Mondays, Wednesdays and Fridays, Roberts brings her fresh baked goods to Eloquence to sell at the cafe. Johnson urged new customers to try Roberts’ pastries along with the Hawaiian coffee.

“(Hawaiian coffee) is different because it’s so smooth,” Johnson said. “You don’t need a creamer. All you need is the coffee, and it tastes so good.”

Handbags are on display throughout Eloquence, along with other accessories and home goods. Most of the boutique’s clothing for men and women is in a small room away from the food goods.

When Johnson opened Diamonds Boutique, some customers were disappointed that her clothing didn’t come in bigger sizes, she said. So with Eloquence, she wanted to make sure that people of all sizes would be able to shop there and feel comfortable.

One way she is accomplishing this is to refer to what other stores call “plus size” as “size beautiful”.

“A lot of women, when they come in, they say ‘I know you don’t have my size,'” Johnson said. “But I do because you’re beautiful too.”

Most of the clothing and bags come from a variety of vendors, she said. Other than sizes, a priority was keeping the prices affordable.

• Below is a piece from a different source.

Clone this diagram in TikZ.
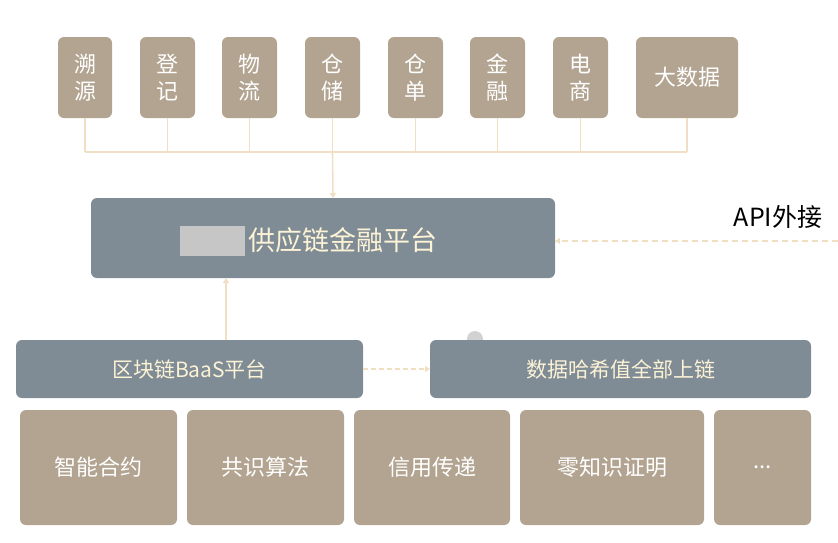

“I don’t like going into boutiques because they have boutique prices,” Johnson said. “But when you come into Eloquence, it is very affordable. I want to make sure that everyone that wants to wear nice things and carry nice purses is able to afford it.”

Customers are able to purchase dresses for $24, blouses for $25 or a small scarf for $15, according to a sign displayed in the boutique.

Along with the clothes, Johnson also sells handmade candles and soaps that her mother-in-law, Carlestlene “Connie” Johnson” makes. Connie’s passion is making soaps and candles, Johnson said, and she was happy to help sell her products.

“That is her baby,” Johnson said. “So, she’s the one that put in all the hard work at the age of 75.”

When customers come into Eloquence, Johnson wants them to feel at home.

“And when we greet them, we greet them with a smile,” she said. “I just want them to know that if they ever need somewhere to come to just woosah. This is the place.”

Eloquence Fashion Cafe is open from 10 a.m. to 5 p.m. Monday through Saturday.